The Sharon government has several times encouraged terrorism in ways that seem to me unworthy of an ally (such as releasing 429 terrorists in exchange for 1 hostage and 3 corpses; or rewarding violence with an unprecedented act of self-ethnic cleansing in Gaza), and it is doing so again.
In what the United Nations Development Programme says "is believed to be the first donation from the Government of Israel to a UN agency for an economic development project in the Palestinian territories," the programme announced today that the Israeli government has provided US$25 million for a redevelopment project in Gaza. And what might this be for? For "the clearance and rehabilitation of sites once occupied by the evacuated Israeli settlements in the Gaza Strip." I'll let the UNDP explain the details:
UNDP was asked to undertake the rehabilitation project by the Government of Israel, the Palestinian Authority and the Office of the Special Envoy for the Quartet, James Wolfensohn. With more than 1.2 million tons of debris and rubble to be cleared and recycled, the project will cost US $24.7 million, which will be provided by the Government of Israel. It will take an estimated 18 months to complete, and will employ several hundred Palestinian workers. … The concrete and metal debris cleared from the site will be milled and recycled for use as road paving and building materials.

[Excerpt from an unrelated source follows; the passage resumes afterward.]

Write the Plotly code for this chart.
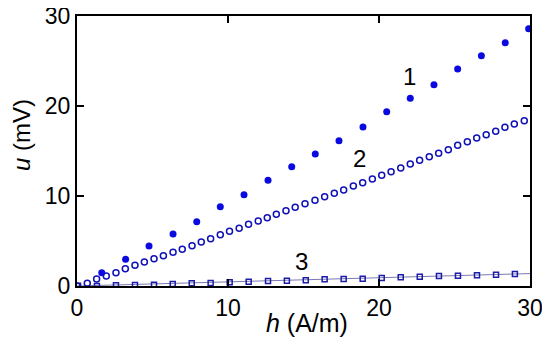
import plotly.graph_objects as go

# Series 1 (filled dots)
h1 = [1.64, 3.22, 4.77, 6.36, 7.93, 9.49, 11.06, 12.65, 14.22, 15.78, 17.35, 18.94,
      20.51, 22.07, 23.64, 25.21, 26.78, 28.36, 29.91]
u1 = [1.48, 2.96, 4.44, 5.78, 7.15, 8.81, 10.15, 11.74, 13.26, 14.67, 16.15, 17.67,
      19.37, 20.85, 22.37, 24.11, 25.59, 27.04, 28.59]

# Series 2 (open circles)
h2 = [0.0, 0.68, 1.3, 1.94, 2.58, 3.2, 3.84, 4.46, 5.1, 5.72, 6.36, 6.97, 7.62, 8.23,
      8.85, 9.49, 10.1, 10.74, 11.36, 12.0, 12.6, 13.2, 13.84, 14.45, 15.1, 15.76,
      16.4, 17.04, 17.66, 18.3, 18.92, 19.56, 20.18, 20.8, 21.44, 22.07, 22.69, 23.33,
      23.95, 24.59, 25.21, 25.85, 26.47, 27.1, 27.73, 28.34, 28.96, 29.62]
u2 = [0.0, 0.3, 0.78, 1.11, 1.48, 1.93, 2.30, 2.67, 3.04, 3.37, 3.74, 4.07, 4.48, 4.89,
      5.26, 5.70, 6.07, 6.41, 6.85, 7.22, 7.59, 7.96, 8.37, 8.74, 9.15, 9.52,
      9.92, 10.3, 10.67, 11.1, 11.48, 11.89, 12.3, 12.7, 13.1, 13.55, 13.96, 14.37,
      14.74, 15.15, 15.63, 16.03, 16.44, 16.81, 17.19, 17.63, 18.0, 18.37]

# Series 3 (open squares with line)
h3 = [0.07, 1.32, 2.58, 3.84, 5.1, 6.34, 7.6, 8.85, 10.11, 11.37, 12.65, 13.9, 15.15,
      16.4, 17.66, 18.92, 20.18, 21.44, 22.7, 23.97, 25.23, 26.49, 27.75, 29.0]
u3 = [0.03, 0.0, 0.08, 0.1, 0.15, 0.22, 0.30, 0.33, 0.41, 0.48, 0.56, 0.59, 0.65,
      0.74, 0.78, 0.81, 0.89, 0.96, 1.04, 1.11, 1.15, 1.19, 1.26, 1.33]
h3_line = [0.0, 30.0]
u3_line = [0.0, 1.38]

labels = [("1", 22.05, 23.3), ("2", 18.74, 14.2), ("3", 14.9, 2.67)]

FONT = "Liberation Sans, Arial"

fig = go.Figure()
fig.add_trace(go.Scatter(x=h3_line, y=u3_line, mode="lines",
                         line=dict(color="#7a7ab0", width=1), showlegend=False))
fig.add_trace(go.Scatter(x=h3, y=u3, mode="markers",
                         marker=dict(symbol="square-open", size=5, color="#1c1ca8",
                                     line=dict(width=1.5)), showlegend=False))
fig.add_trace(go.Scatter(x=h2, y=u2, mode="markers",
                         marker=dict(symbol="circle-open", size=6, color="#1010b8",
                                     line=dict(width=1.5)), showlegend=False))
fig.add_trace(go.Scatter(x=h1, y=u1, mode="markers",
                         marker=dict(symbol="circle", size=7, color="#0a0ae0"),
                         showlegend=False))

for txt, x, y in labels:
    fig.add_annotation(x=x, y=y, text=txt, showarrow=False,
                       font=dict(family=FONT, size=24, color="black"))

fig.add_annotation(x=0.507, y=-0.137, xref="paper", yref="paper", xanchor="center", yanchor="middle",
                   text="<i>h</i> (A/m)", showarrow=False,
                   font=dict(family=FONT, size=25, color="black"))
fig.add_annotation(x=-0.121, y=0.56, xref="paper", yref="paper", xanchor="center", yanchor="middle",
                   text="<i>u</i> (mV)", showarrow=False, textangle=-90,
                   font=dict(family=FONT, size=24, color="black"))

axis_common = dict(showgrid=False, zeroline=False, showline=True, linecolor="black",
                   linewidth=2, mirror="ticks", ticks="inside", ticklen=7, tickwidth=2,
                   tickcolor="black", automargin=False, ticklabeloverflow="allow",
                   tickfont=dict(family=FONT, size=23, color="black"))
fig.update_xaxes(range=[0, 30], tickvals=[0, 10, 20, 30], **axis_common)
fig.update_yaxes(range=[0, 30], tickvals=[0, 10, 20, 30], **axis_common)

# page body has an 8px default margin, so the figure is offset accordingly
fig.update_layout(width=542, height=338, margin=dict(l=69, r=20, t=8, b=60),
                  plot_bgcolor="white", paper_bgcolor="white")
fig.write_html("out.html")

Palestinians burning a Gaza synagogue in September 2005.
Translated from bureaucratese, this says that the Israeli taxpayer will be paying "several hundred Palestinian workers" to finish razing the synagogues, greenhouses, and perhaps other structures in Gaza that Palestinian looters destroyed in September.
Comment: This unique act of self-debasement may well inspire more violence against Israel and its allies. (December 22, 2005)
Additional news: Aaron Klein of WorldNetDaily.com reports that Palestinians are now are asking the expelled farmers for advice on how to raise insect-free vegetables. They are doing so via the United States Agency for International Development, seeking funds to hire former Jewish Gaza greenhouse owners as consultants. Asked if she would serve as a consultant, one expelled Gaza resident, Anita Tucker, replied "Probably not." Another, Eitan Hederi, indicated he has been asked by U.S. AID to consult and said, "I am still thinking about it. It's a very difficult decision."